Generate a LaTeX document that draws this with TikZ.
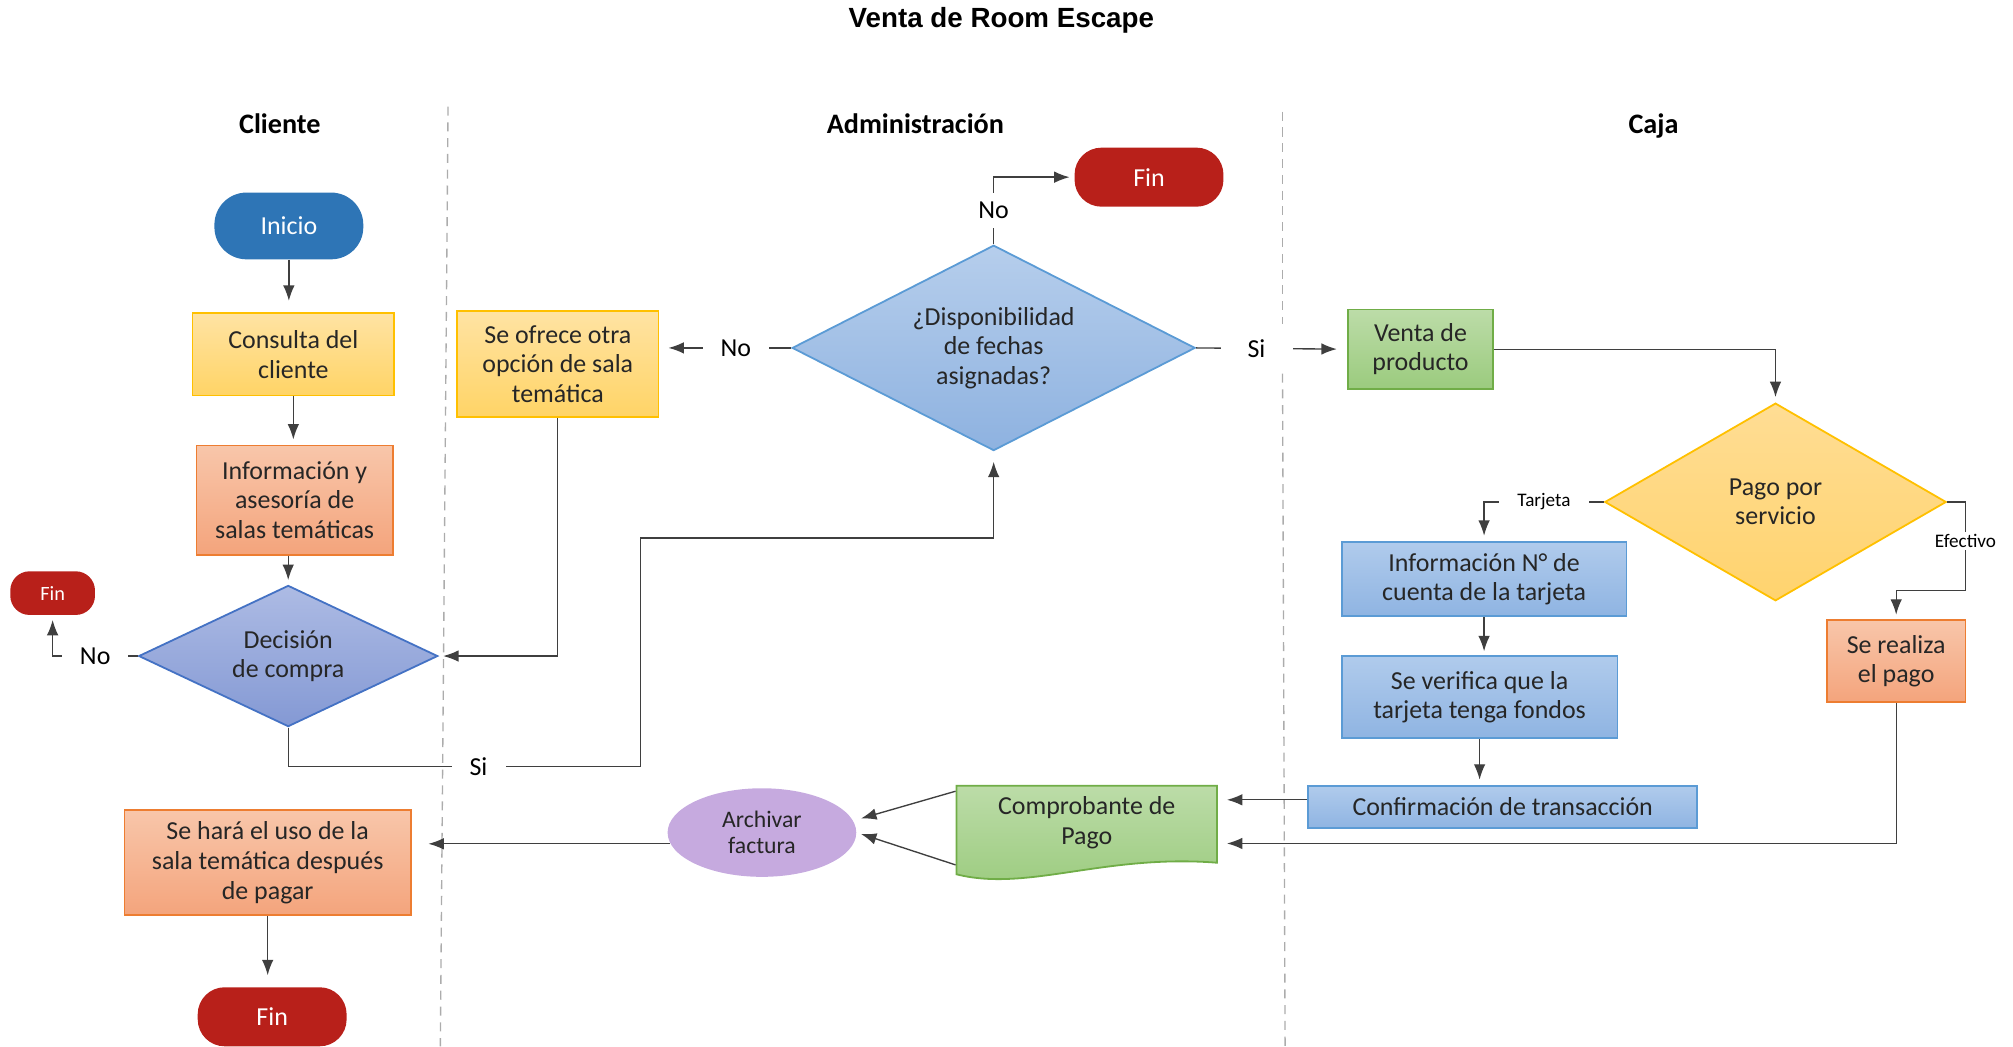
\documentclass[tikz,border=0pt]{standalone}
\usepackage{fontspec}
\setmainfont{Carlito}
\newfontfamily\titlefont{Liberation Sans}
\usetikzlibrary{shapes.geometric, arrows.meta}

\definecolor{azulInicio}{HTML}{2E75B6}
\definecolor{rojoFin}{HTML}{B8201A}
\definecolor{amaA}{HTML}{FFE3A3}
\definecolor{amaB}{HTML}{FFD466}
\definecolor{amaBorde}{HTML}{FFC000}
\definecolor{pagoA}{HTML}{FFDD94}
\definecolor{pagoB}{HTML}{FFD36E}
\definecolor{salA}{HTML}{F8C6AA}
\definecolor{salB}{HTML}{F4A47C}
\definecolor{salBorde}{HTML}{ED7D31}
\definecolor{azA}{HTML}{B0CBEC}
\definecolor{azB}{HTML}{8FB4E2}
\definecolor{azBorde}{HTML}{5B9BD5}
\definecolor{dispA}{HTML}{B6CEEC}
\definecolor{dispB}{HTML}{8EB2E0}
\definecolor{decA}{HTML}{ADBBE4}
\definecolor{decB}{HTML}{8499D4}
\definecolor{decBorde}{HTML}{4472C4}
\definecolor{verA}{HTML}{BCDCA8}
\definecolor{verB}{HTML}{9BCB7E}
\definecolor{verBorde}{HTML}{70AD47}
\definecolor{lila}{HTML}{C6AADF}
\definecolor{linea}{HTML}{3F3F3F}

\begin{document}
\begin{tikzpicture}[x=0.02cm, y=-0.02cm,
  caja/.style={rectangle, line width=0.8pt, align=center, text=black!85, inner sep=1pt,
    font=\fontsize{11.5}{13.1}\selectfont},
  amarilla/.style={caja, draw=amaBorde, top color=amaA, bottom color=amaB},
  salmon/.style={caja, draw=salBorde, top color=salA, bottom color=salB},
  azul/.style={caja, draw=azBorde, top color=azA, bottom color=azB},
  verde/.style={caja, draw=verBorde, top color=verA, bottom color=verB},
  rombo/.style={caja, diamond, aspect=2, inner sep=0pt},
  fin/.style={rectangle, rounded corners=0.42cm, fill=rojoFin, text=white,
    minimum width=2.32cm, minimum height=0.92cm, font=\fontsize{11.5}{13}\selectfont},
  flecha/.style={draw=linea, line width=0.6pt, -{Latex[length=2.4mm,width=1.8mm]}, shorten >=2pt},
  etiq/.style={fill=white, inner xsep=8pt, inner ysep=1pt, text=black, font=\fontsize{11.5}{13}\selectfont},
  etiqchica/.style={etiq, font=\fontsize{8.5}{10}\selectfont},
  carril/.style={draw=gray!65, line width=0.6pt, dash pattern=on 4pt off 3pt},
  encabezado/.style={anchor=base, font=\bfseries\fontsize{12.5}{14}\selectfont}
]
\useasboundingbox (0,0) rectangle (1568,815);

\node[font=\titlefont\bfseries\fontsize{12.3}{14}\selectfont] (titulo) at (780,16) {Venta de Room Escape};
\node[encabezado] (hcliente) at (218,104) {Cliente};
\node[encabezado] (hadmin) at (713,104) {Administración};
\node[encabezado] (hcaja) at (1288,104) {Caja};

\draw[carril] (349,83) -- (343,815);
\draw[carril] (999,87) -- (999,252);
\draw[carril] (999,291) -- (1001,815);

% Cliente
\node[fin, fill=azulInicio, minimum height=1.04cm, rounded corners=0.5cm] (inicio) at (225,176) {Inicio};
\node[amarilla, minimum width=3.14cm, minimum height=1.28cm] (consulta) at (228.5,276) {Consulta del\\cliente};
\node[salmon, minimum width=3.06cm, minimum height=1.70cm] (asesoria) at (229.5,389.5) {Información y\\asesoría de\\salas temáticas};
\node[rombo, draw=decBorde, top color=decA, bottom color=decB, minimum width=4.66cm, minimum height=2.2cm] (decision) at (224.5,511) {Decisión\\de compra};
\node[fin, minimum width=1.32cm, minimum height=0.68cm, rounded corners=0.3cm, font=\fontsize{9}{10}\selectfont] (finizq) at (41,462) {Fin};
\node[salmon, minimum width=4.46cm, minimum height=1.64cm] (uso) at (208.5,672) {Se hará el uso de la\\sala temática después\\de pagar};
\node[fin] (fininf) at (212,792) {Fin};

% Administracion
\node[amarilla, minimum width=3.14cm, minimum height=1.66cm] (otra) at (434.5,283.5) {Se ofrece otra\\opción de sala\\temática};
\node[rombo, draw=azBorde, top color=dispA, bottom color=dispB, minimum width=6.28cm, minimum height=3.2cm] (disp) at (774,271) {¿Disponibilidad\\de fechas\\asignadas?};
\node[fin] (finsup) at (895,138) {Fin};
\node[ellipse, fill=lila, minimum width=2.94cm, minimum height=1.38cm, align=center, text=black!85,
  font=\fontsize{10.5}{11.4}\selectfont] (archivar) at (593.5,648.5) {Archivar\\factura};
\path[draw=verBorde, line width=0.8pt, top color=verA, bottom color=verB]
  (745,612) -- (948,612) -- (948,672) .. controls (860,665) and (800,695) .. (745,681) -- cycle;
\node[caja, minimum width=4.06cm, minimum height=1.16cm] (comprobante) at (846.5,641) {Comprobante de\\Pago};

% Caja
\node[verde, minimum width=2.26cm, minimum height=1.24cm] (venta) at (1106.5,272) {Venta de\\producto};
\node[rombo, draw=amaBorde, top color=pagoA, bottom color=pagoB, minimum width=5.32cm, minimum height=3.08cm] (pago) at (1383,391) {Pago por\\servicio};
\node[azul, minimum width=4.44cm, minimum height=1.16cm] (cuenta) at (1156,451) {Información N° de\\cuenta de la tarjeta};
\node[azul, minimum width=4.30cm, minimum height=1.28cm] (fondos) at (1152.5,543) {Se verifica que la\\tarjeta tenga fondos};
\node[azul, minimum width=6.06cm, minimum height=0.66cm] (confirma) at (1170.5,628.5) {Confirmación de transacción};
\node[salmon, minimum width=2.16cm, minimum height=1.28cm] (realiza) at (1477,515) {Se realiza\\el pago};

% conectores
\draw[flecha, shorten >=0.18cm] (inicio.south) -- (inicio.south |- consulta.north);
\draw[flecha, shorten >=0.08cm] (consulta.south) -- (consulta.south |- asesoria.north);
\draw[flecha] (asesoria.south -| decision.north) -- (decision.north);
\draw[flecha, shorten >=0.18cm] (uso.south) -- (uso.south |- fininf.north);
\draw[flecha] (decision.west) -- node[etiq]{No} (decision.west -| finizq.south) -- (finizq.south);
\draw[flecha] (otra.south) |- (decision.east);
\draw[flecha, shorten >=0.16cm] (decision.south) |- node[etiq, pos=0.77]{Si} (499,597) |- (disp.south |- 0,419) -- (disp.south);
\draw[flecha, shorten >=0.14cm] (disp.west) -- node[etiq, pos=0.42]{No} (disp.west -| otra.east);
\draw[flecha] (disp.north) -- node[etiq, inner xsep=1pt, inner ysep=4pt]{No} (disp.north |- finsup.west) -- (finsup.west);
\draw[flecha, shorten >=0.16cm] (disp.east) -- node[etiq, pos=0.4, inner xsep=12pt]{Si} (venta.west);
\draw[flecha, shorten >=0.08cm] (venta.east) -| (pago.north);
\draw[flecha, shorten >=0.08cm] (pago.west) -- node[etiqchica]{Tarjeta} (pago.west -| cuenta.north) -- (cuenta.north);
\draw[flecha] (pago.east) -| node[etiqchica, pos=0.72, inner xsep=1pt]{Efectivo} (1531,460) -| (realiza.north);
\draw[flecha, shorten >=0.06cm] (cuenta.south) -- (cuenta.south |- fondos.north);
\draw[flecha, shorten >=0.08cm] (fondos.south) -- (fondos.south |- confirma.north);
\draw[flecha, shorten >=0.14cm] ([yshift=0.11cm]confirma.west) -- ([yshift=0.11cm]confirma.west -| comprobante.east);
\draw[flecha, shorten >=0.14cm] (realiza.south) |- ([yshift=-0.32cm]comprobante.east);
\draw[flecha] ([yshift=-0.1cm]comprobante.north west) -- ([yshift=0.2cm]archivar.east);
\draw[flecha] ([yshift=-0.06cm]comprobante.south west) -- (archivar.east);
\draw[flecha, shorten >=0.26cm] (archivar.187) -- (archivar.187 -| uso.east);
\end{tikzpicture}
\end{document}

_ _ _

### TASK DIRECTIONS
Up to and including the line containing "(0,0) rectangle (1568,815);", repeat every line from the start of the data, but none of the pictures.

### THE REPLY
Generate a LaTeX document that draws this with TikZ.
\documentclass[tikz,border=0pt]{standalone}
\usepackage{fontspec}
\setmainfont{Carlito}
\newfontfamily\titlefont{Liberation Sans}
\usetikzlibrary{shapes.geometric, arrows.meta}

\definecolor{azulInicio}{HTML}{2E75B6}
\definecolor{rojoFin}{HTML}{B8201A}
\definecolor{amaA}{HTML}{FFE3A3}
\definecolor{amaB}{HTML}{FFD466}
\definecolor{amaBorde}{HTML}{FFC000}
\definecolor{pagoA}{HTML}{FFDD94}
\definecolor{pagoB}{HTML}{FFD36E}
\definecolor{salA}{HTML}{F8C6AA}
\definecolor{salB}{HTML}{F4A47C}
\definecolor{salBorde}{HTML}{ED7D31}
\definecolor{azA}{HTML}{B0CBEC}
\definecolor{azB}{HTML}{8FB4E2}
\definecolor{azBorde}{HTML}{5B9BD5}
\definecolor{dispA}{HTML}{B6CEEC}
\definecolor{dispB}{HTML}{8EB2E0}
\definecolor{decA}{HTML}{ADBBE4}
\definecolor{decB}{HTML}{8499D4}
\definecolor{decBorde}{HTML}{4472C4}
\definecolor{verA}{HTML}{BCDCA8}
\definecolor{verB}{HTML}{9BCB7E}
\definecolor{verBorde}{HTML}{70AD47}
\definecolor{lila}{HTML}{C6AADF}
\definecolor{linea}{HTML}{3F3F3F}

\begin{document}
\begin{tikzpicture}[x=0.02cm, y=-0.02cm,
  caja/.style={rectangle, line width=0.8pt, align=center, text=black!85, inner sep=1pt,
    font=\fontsize{11.5}{13.1}\selectfont},
  amarilla/.style={caja, draw=amaBorde, top color=amaA, bottom color=amaB},
  salmon/.style={caja, draw=salBorde, top color=salA, bottom color=salB},
  azul/.style={caja, draw=azBorde, top color=azA, bottom color=azB},
  verde/.style={caja, draw=verBorde, top color=verA, bottom color=verB},
  rombo/.style={caja, diamond, aspect=2, inner sep=0pt},
  fin/.style={rectangle, rounded corners=0.42cm, fill=rojoFin, text=white,
    minimum width=2.32cm, minimum height=0.92cm, font=\fontsize{11.5}{13}\selectfont},
  flecha/.style={draw=linea, line width=0.6pt, -{Latex[length=2.4mm,width=1.8mm]}, shorten >=2pt},
  etiq/.style={fill=white, inner xsep=8pt, inner ysep=1pt, text=black, font=\fontsize{11.5}{13}\selectfont},
  etiqchica/.style={etiq, font=\fontsize{8.5}{10}\selectfont},
  carril/.style={draw=gray!65, line width=0.6pt, dash pattern=on 4pt off 3pt},
  encabezado/.style={anchor=base, font=\bfseries\fontsize{12.5}{14}\selectfont}
]
\useasboundingbox (0,0) rectangle (1568,815);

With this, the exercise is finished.